Молодой прозаик Н. А. Раевский сразу заметил незнакомую и отчасти непонятную творческую ориентацию романиста: «Удивляла меня и чрезвычайная подробность некоторых описаний Набокова. Русские писатели, вообще говоря, с такой подробностью не изображают предметы». Верно, у русских писателей были такие темы и предметы, - и прежде всего человек и действительность, - что времени и места на чрезмерное многословие и красивое плетение эффектных фраз не оставалось. У Набокова вся эта «система» художественных ценностей как-то смещена при весьма решительном ее пересмотре и отказе от многого в наследии русской классики.

Прежде всего Набокова не устраивает текущая реальность. Она им решительно заменяется – либо на красивый этнографический муляж придуманного русского «прошлого», либо на сложные конструкции, призрачные цирковые декорации «Приглашения на казнь» и наборы мертвых чужих вещей других его романов «из европейской жизни», либо на лабораторные гибриды, соединявшие Россию и Запад («Подвиг»).

Происходит бегство художника из реальности в мир сложных словесных фигур, пустых красивых форм и движущихся манекенов. Если ранее задача русской литературы состояла в отборе и художественном «усилении» картин реальности, то Набоков в своем повествовании двигался в противоположном направлении, переполняя свою прозу разветвленными, форсистыми описаниями предметов. Набоков чаще пишет о человеке брезгливо и с каким-то усталым глумлением. Он как бы снисходит к его прискорбному ничтожеству, умственной скудности и немощи физической.

Набоков с самого начала хочет выглядеть новатором, смелым экспериментатором в сфере художественных форм.
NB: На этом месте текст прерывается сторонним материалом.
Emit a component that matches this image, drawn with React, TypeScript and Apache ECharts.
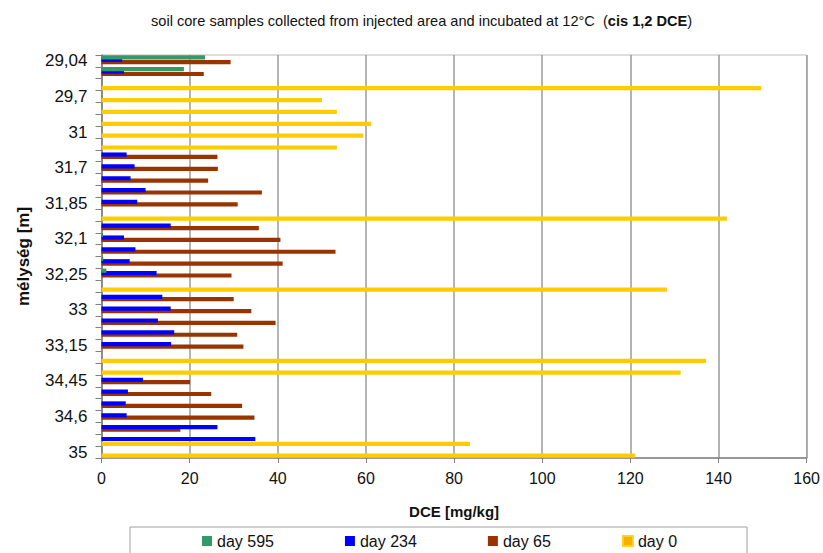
import React, { useEffect, useRef } from "react";
import * as echarts from "echarts";

// Depth labels shown on every third row of the category axis
const depthLabels = ["29,04", "29,7", "31", "31,7", "31,85", "32,1", "32,25", "33", "33,15", "34,45", "34,6", "35"];

// One entry per sample row (top to bottom); null = not measured
const day595: (number | null)[] = [
  23.5, 18.7, null, null, null, null, null, null, null, null, null, null, null, null, null, 0.3, null,
  0.4, 1.1, null, null, null, null, null, null, null, null, null, null, null, null, null, null, null,
];
const day234: (number | null)[] = [
  4.7, 5.1, null, null, null, null, null, null, 5.7, 7.5, 6.6, 10.0, 8.1, null, 15.7, 5.1, 7.7,
  6.4, 12.5, null, 13.8, 15.7, 12.8, 16.5, 15.8, null, null, 9.4, 6.0, 5.5, 5.7, 26.3, 34.9, null,
];
const day65: (number | null)[] = [
  29.3, 23.2, null, null, null, null, null, null, 26.3, 26.4, 24.2, 36.4, 30.9, null, 35.7, 40.6, 53.1,
  41.1, 29.5, null, 30.0, 34.0, 39.5, 30.8, 32.2, null, null, 20.1, 24.9, 31.9, 34.7, 17.9, null, null,
];
const day0: (number | null)[] = [
  null, null, 149.7, 50.0, 53.4, 61.2, 59.4, 53.4, null, null, null, null, null, 141.9, null, null, null,
  null, null, 128.3, null, null, null, null, null, 137.2, 131.4, null, null, null, null, null, 83.6, 121.1,
];

const rowIds = day0.map((_, i) => String(i));

const FONT = "'Liberation Sans', Arial, sans-serif";

export default function App() {
  const ref = useRef<HTMLDivElement>(null);

  useEffect(() => {
    if (!ref.current) return;
    const chart = echarts.init(ref.current, undefined, { renderer: "svg" });
    const barW = 4.2;
    const gap = "-43%";
    chart.setOption({
      animation: false,
      backgroundColor: "#ffffff",
      textStyle: { fontFamily: FONT },
      title: {
        left: 146,
        top: 8,
        text: "{a|soil core samples collected from injected area and incubated at 12°C  (}{b|cis 1,2 DCE}{a|)}",
        textStyle: {
          fontWeight: "normal",
          rich: {
            a: { fontFamily: FONT, fontSize: 14.6, fontWeight: "normal", color: "#111" },
            b: { fontFamily: FONT, fontSize: 14.6, fontWeight: "bold", color: "#111" },
          },
        },
      },
      legend: {
        left: 197,
        top: 528,
        itemGap: 71,
        itemWidth: 10,
        itemHeight: 10,
        icon: "rect",
        textStyle: { fontFamily: FONT, fontSize: 16, color: "#111" },
        data: [
          { name: "day 595" },
          { name: "day 234" },
          { name: "day 65" },
          { name: "day 0", itemStyle: { color: "#F5B000", borderColor: "#FFD21F", borderWidth: 2 } },
        ],
      },
      graphic: [
        {
          type: "rect",
          shape: { x: 130, y: 527, width: 617, height: 40 },
          style: { fill: "none", stroke: "#a0a0a0", lineWidth: 1 },
          silent: true,
        },
      ],
      grid: {
        left: 101.5,
        right: 16,
        top: 55,
        bottom: 95,
        show: true,
        borderColor: "#bdbdbd",
        borderWidth: 1,
      },
      xAxis: {
        type: "value",
        min: 0,
        max: 160,
        interval: 20,
        name: "DCE [mg/kg]",
        nameLocation: "middle",
        nameGap: 46,
        nameTextStyle: { fontFamily: FONT, fontSize: 15, fontWeight: "bold", color: "#111" },
        axisLine: { show: true, lineStyle: { color: "#808080", width: 1.5 } },
        axisTick: { show: true, length: 5, lineStyle: { color: "#808080" } },
        axisLabel: { margin: 12, fontFamily: FONT, fontSize: 16, color: "#111" },
        splitLine: { show: true, lineStyle: { color: "#9a9a9a", width: 1.5 } },
      },
      yAxis: {
        type: "category",
        inverse: true,
        data: rowIds,
        name: "mélység [m]",
        nameLocation: "middle",
        nameGap: 70,
        nameTextStyle: { fontFamily: FONT, fontSize: 17, fontWeight: "bold", color: "#111" },
        axisLine: { show: true, lineStyle: { color: "#808080", width: 1.5 } },
        axisTick: { show: true, interval: 0, length: 6, alignWithLabel: false, lineStyle: { color: "#808080" } },
        axisLabel: {
          interval: 2,
          margin: 14,
          fontFamily: FONT,
          fontSize: 17,
          color: "#111",
          formatter: (_v: string, idx: number) => (idx % 3 === 0 ? depthLabels[idx / 3] : ""),
        },
        splitLine: { show: false },
      },
      series: [
        { name: "day 595", type: "bar", data: day595, barWidth: barW, barGap: gap, z: 5, itemStyle: { color: "#339966" } },
        { name: "day 234", type: "bar", data: day234, barWidth: barW, barGap: gap, z: 4, itemStyle: { color: "#0000FF" } },
        { name: "day 65", type: "bar", data: day65, barWidth: barW, barGap: gap, z: 3, itemStyle: { color: "#993300" } },
        { name: "day 0", type: "bar", data: day0, barWidth: barW, barGap: gap, z: 2, itemStyle: { color: "#FFCC00" } },
      ],
    });
    return () => chart.dispose();
  }, []);

  return <div ref={ref} style={{ width: 823, height: 553, position: "absolute", left: 0, top: 0 }} />;
}
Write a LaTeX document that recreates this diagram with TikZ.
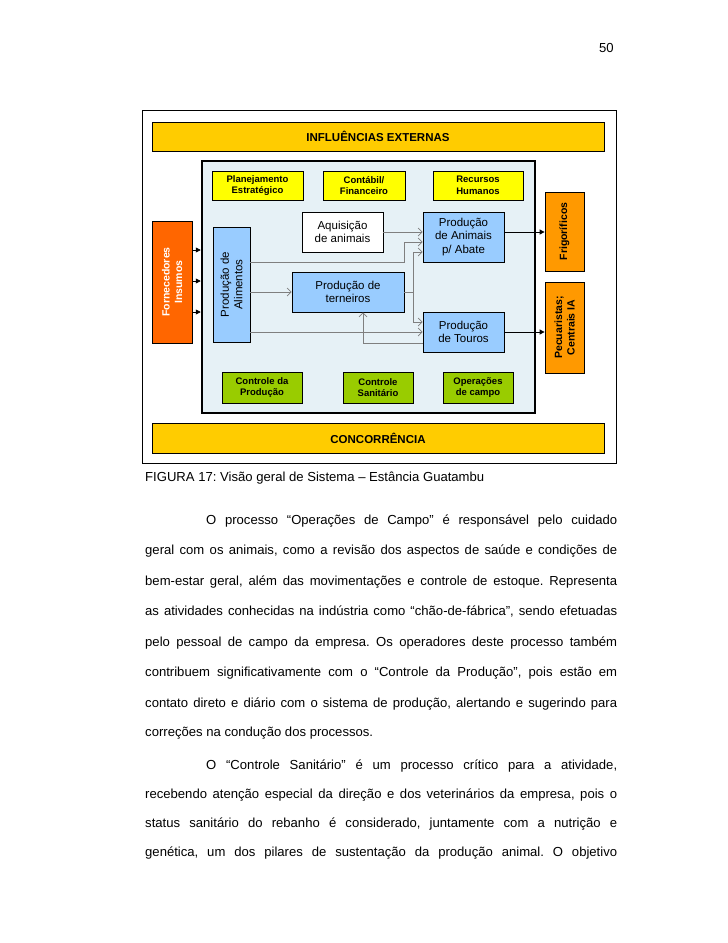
\documentclass[tikz,border=0pt]{standalone}
\usepackage{fontspec}
\setmainfont{Liberation Sans}
\usetikzlibrary{arrows.meta,calc}
\definecolor{goldx}{HTML}{FFCC00}
\definecolor{yelx}{HTML}{FFFF00}
\definecolor{greenx}{HTML}{99CC00}
\definecolor{redorx}{HTML}{FF6600}
\definecolor{orx}{HTML}{FF9900}
\definecolor{bluex}{HTML}{99CCFF}
\definecolor{softbg}{HTML}{E6F1F6}
\definecolor{grayx}{HTML}{7F7F7F}
\frenchspacing
\tikzset{
  bar/.style={draw,line width=0.8pt,fill=goldx,inner sep=0pt,minimum width=452pt,font=\fontsize{11.5}{13}\selectfont\bfseries},
  sm/.style={draw,line width=0.8pt,inner sep=0pt,align=center,font=\fontsize{9.5}{11.5}\selectfont\bfseries},
  pr/.style={draw,line width=0.8pt,fill=bluex,inner sep=0pt,align=center,font=\fontsize{11.5}{13.5}\selectfont},
  ou/.style={draw,line width=0.8pt,fill=orx,inner sep=0pt,align=center,rotate=90,font=\fontsize{10.5}{12.5}\selectfont\bfseries},
  ar/.style={-{Triangle[length=5pt,width=5pt]},line width=0.8pt},
  arg/.style={-{Straight Barb[length=4pt,width=8pt]},grayx,line width=0.7pt},
  ln/.style={anchor=base west,inner sep=0pt,font=\fontsize{13.1}{15}\selectfont}
}
\newcommand{\jl}[2][472pt]{\makebox[#1][s]{#2}}

\begin{document}
\begin{tikzpicture}[x=1pt,y=-1pt]
\useasboundingbox[fill=white] (0,0) rectangle (728,943);
\node[ln] (pg) at (599,52) {50};
% figura
\node[draw,line width=0.8pt,minimum width=474pt,minimum height=353pt] (frame) at (379,286.5) {};
\node[bar,minimum height=29pt] (infl) at (378,136.5) {INFLUÊNCIAS EXTERNAS};
\node[bar,minimum height=30pt] (conc) at (378,438) {CONCORRÊNCIA};
\node[draw,line width=2.5pt,fill=softbg,minimum width=333pt,minimum height=252pt] (inner) at (368.5,287) {};
\node[sm,fill=yelx,minimum width=91pt,minimum height=29pt] (plan) at (257.5,185.5) {Planejamento\\Estratégico};
\node[sm,fill=yelx,minimum width=82pt,minimum height=29pt] (cont) at (364,185.5) {Contábil/\\Financeiro};
\node[sm,fill=yelx,minimum width=90pt,minimum height=29pt] (rh) at (478,185.5) {Recursos\\Humanos};
\node[sm,fill=greenx,minimum width=80pt,minimum height=31pt] (ctrlp) at (262,387.5) {Controle da\\Produção};
\node[sm,fill=greenx,minimum width=70pt,minimum height=31pt] (ctrls) at (378,387.5) {Controle\\Sanitário};
\node[sm,fill=greenx,minimum width=70pt,minimum height=31pt] (oper) at (478,387.5) {Operações\\de campo};
\node[pr,rotate=90,minimum width=115pt,minimum height=37pt] (alim) at (231.5,284.5) {Produção de\\Alimentos};
\node[pr,fill=white,minimum width=81pt,minimum height=40pt] (aqui) at (342.5,232) {Aquisição\\de animais};
\node[pr,minimum width=81pt,minimum height=50pt] (abate) at (463.5,237) {Produção\\de Animais\\p/ Abate};
\node[pr,minimum width=112pt,minimum height=40pt] (tern) at (348,292) {Produção de\\terneiros};
\node[pr,minimum width=81pt,minimum height=40pt] (touros) at (463.5,332) {Produção\\de Touros};
\node[ou,fill=redorx,text=white,minimum width=122pt,minimum height=40pt] (forn) at (172,282) {Fornecedores\\Insumos};
\node[ou,minimum width=79pt,minimum height=39pt] (frig) at (564.5,231.5) {Frigoríficos};
\node[ou,minimum width=91pt,minimum height=39pt] (pec) at (564.5,327.5) {Pecuaristas;\\Centrais IA};
% conexoes
\foreach \d [count=\i] in {32,1,-30}{
  \coordinate (f\i) at ([yshift=\d pt]forn.south);
  \draw[ar] (f\i) -- (f\i -| inner.west);
}
\coordinate (o1) at ([yshift=5pt]abate.east);
\draw[ar] (o1) -- (o1 -| frig.north);
\draw[ar] (touros.east) -- (touros.east -| pec.north);
\coordinate (a1) at ([yshift=22.5pt]alim.south);
\coordinate (b2) at ([yshift=-5pt]abate.west);
\coordinate (b3) at ([yshift=-15pt]abate.west);
\coordinate (t1) at ([yshift=10pt]touros.west);
\coordinate (t3) at ([yshift=-11pt]touros.west);
\coordinate (jct) at ([xshift=9pt]tern.east);
\coordinate (fb) at ([xshift=15pt]tern.south);
\draw[arg] (aqui.east) -- (aqui.east -| abate.west);
\draw[arg] (a1) -- (a1 -| tern.east) |- (b2);
\draw[arg] (tern.west -| alim.south) -- (tern.west);
\draw[grayx,line width=0.7pt] (tern.east) -- (jct);
\draw[arg] (jct) |- (b3);
\draw[arg] (jct) |- (t1);
\draw[arg] (touros.west -| alim.south) -- (touros.west);
\draw[arg] (t3) -| (fb);
% texto
\node[ln] (cap) at (145,481) {FIGURA 17: Visão geral de Sistema – Estância Guatambu};
\node[ln] (l1) at (206,524) {\jl[411pt]{O processo “Operações de Campo” é responsável pelo cuidado}};
\node[ln] (l2) at (145,554.5) {\jl{geral com os animais, como a revisão dos aspectos de saúde e condições de}};
\node[ln] (l3) at (145,585) {\jl{bem-estar geral, além das movimentações e controle de estoque. Representa}};
\node[ln] (l4) at (145,615.5) {\jl{as atividades conhecidas na indústria como “chão-de-fábrica”, sendo efetuadas}};
\node[ln] (l5) at (145,646) {\jl{pelo pessoal de campo da empresa. Os operadores deste processo também}};
\node[ln] (l6) at (145,676.5) {\jl{contribuem significativamente com o “Controle da Produção”, pois estão em}};
\node[ln] (l7) at (145,707) {\jl{contato direto e diário com o sistema de produção, alertando e sugerindo para}};
\node[ln] (l8) at (145,736) {correções na condução dos processos.};
\node[ln] (l9) at (206,769) {\jl[411pt]{O “Controle Sanitário” é um processo crítico para a atividade,}};
\node[ln] (l10) at (145,798) {\jl{recebendo atenção especial da direção e dos veterinários da empresa, pois o}};
\node[ln] (l11) at (145,827) {\jl{status sanitário do rebanho é considerado, juntamente com a nutrição e}};
\node[ln] (l12) at (145,856) {\jl{genética, um dos pilares de sustentação da produção animal. O objetivo}};
\end{tikzpicture}
\end{document}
Ещё в 1930 году Набоков писал брату Кириллу, поэту: «Бойся шаблона». В «Защите Лужина», с некоторым страхом за самого себя, собственное литературное будущее, рассказано о художнике, который начинал как признанный новатор и затем вдруг отстал, и в этом «он сам виноват, он, застывший в своем искусстве, бывшем новым когда-то, но с тех пор не пошедшем вперед». Приемы не живут в прозе Набокова сами по себе, они чему-то служат, что-то скрывают, невольно выдают тайные намерения автора. Да он сам проговаривается в статье о Гоголе: «Перед нами поразительное явление: словесные обороты создают живых людей».